Don't be afraid to call on those you know if you lose your job.

Past generations often did not tell individuals that they were out of work. They mistakenly thought that it would reflect poorly on them. Well, it's a new day! People are openly talking about everything from divorce to addiction to job loss. We've learned that there's support out there. And we're not afraid to access this previously untapped resource. Here are a few tips to networking:

1) Brainstorm -- As you begin your search, take time to brainstorm about contacts in the industry of your choice. List individuals who might be willing to share their information and expertise with you. Also, note professionals who might be able to link you with representatives in your field. These contacts may have the power to hire you or they may be able to connect you with decision-makers. Think of everyone from church to daycare to associations to your schools.

2) Prioritize -- Review your completed list. Then rank the contacts in order of priority. Who do you want to call first, second, third? Only you can decide. But the answer has to do with who you believe can give you the most "bang" for your "buck." Decide where you will get the most return for your investment.

3) Work It -- Work your networking list based on your established priorities. As you work the contacts, other names will surface. Don't dismiss any name too easily. You don't know who they might know or who they might be able to introduce you to. Incorporate all names into the list and continually prioritize as you go. Ask for an informational interview or meeting whenever possible.

4) Resumes -- Provide a current resume to each contact when you meet with them. (They may even ask you to e-mail it.) Make sure that you have extra resume copies with you in case they want to forward it on to other folks.

5) Thank You Notes -- Manners count!
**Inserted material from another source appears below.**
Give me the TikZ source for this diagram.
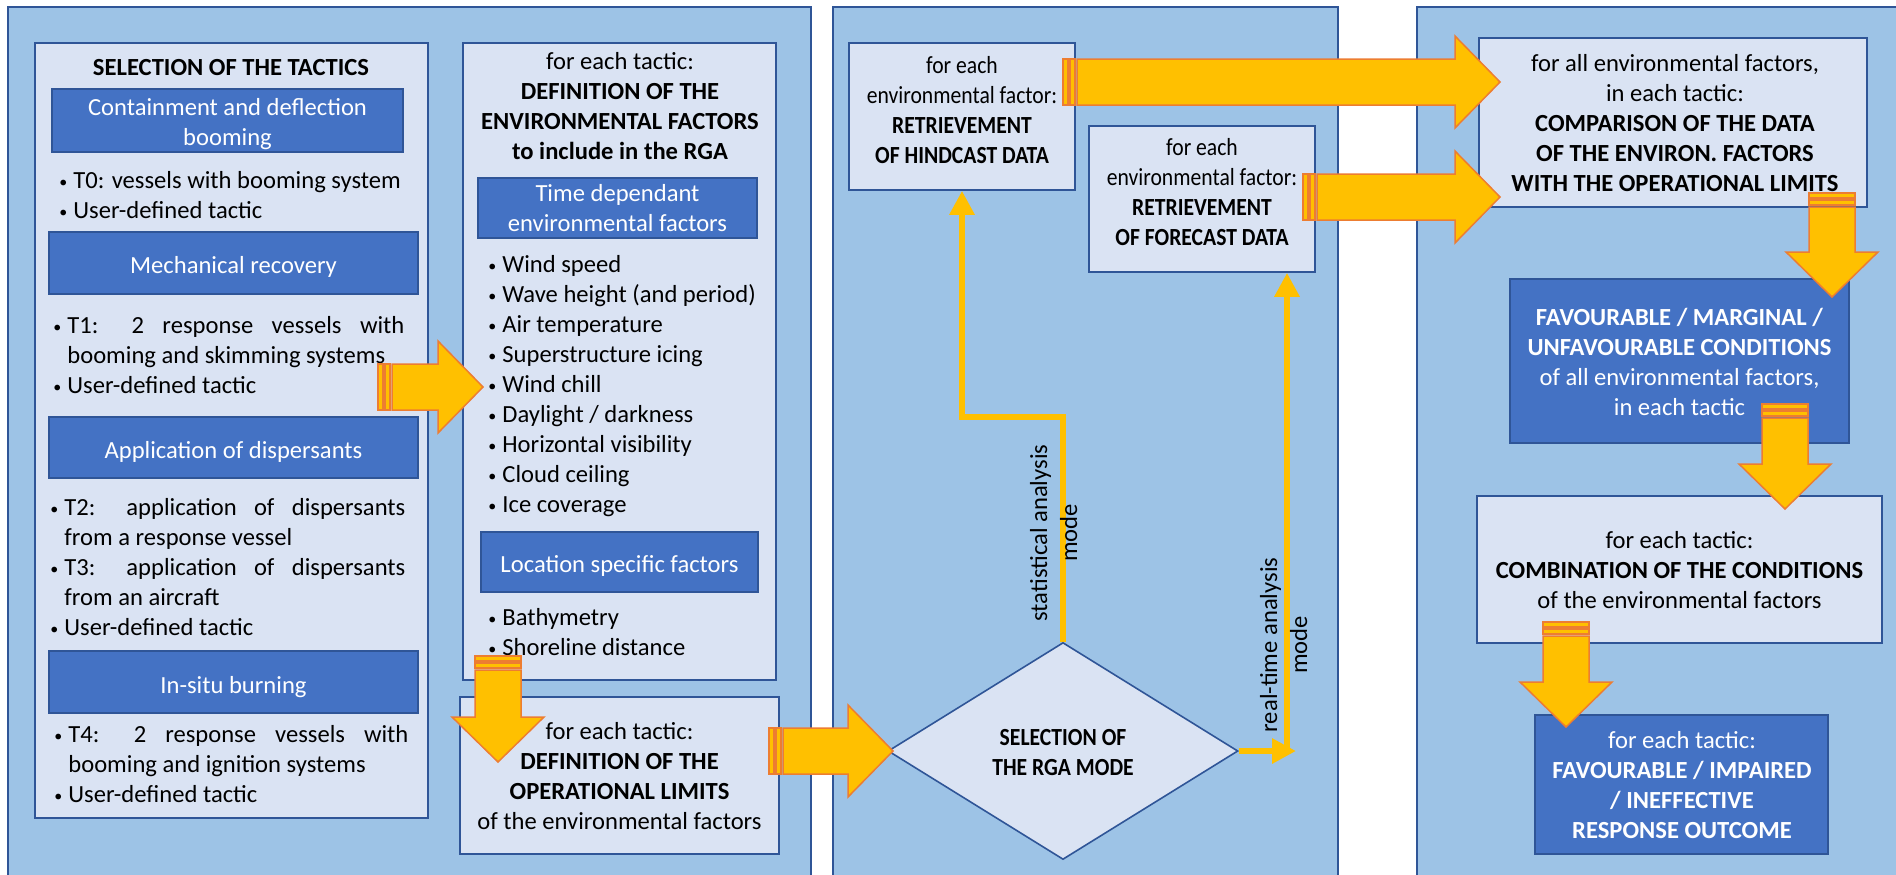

Send a personalized thank you note to every contact that you encounter even if all that person did was to refer you on. People remember those individuals who take time to extend professional courtesies.

6) Don't Throw That List Away -- Get a job? Congratulations! But don't throw that networking list away. Send a note to anyone who helped you and, once again, thank them for their support during your job search. Ask them to continue to keep you in mind as opportunities arise. Maintain their contact information for future reference.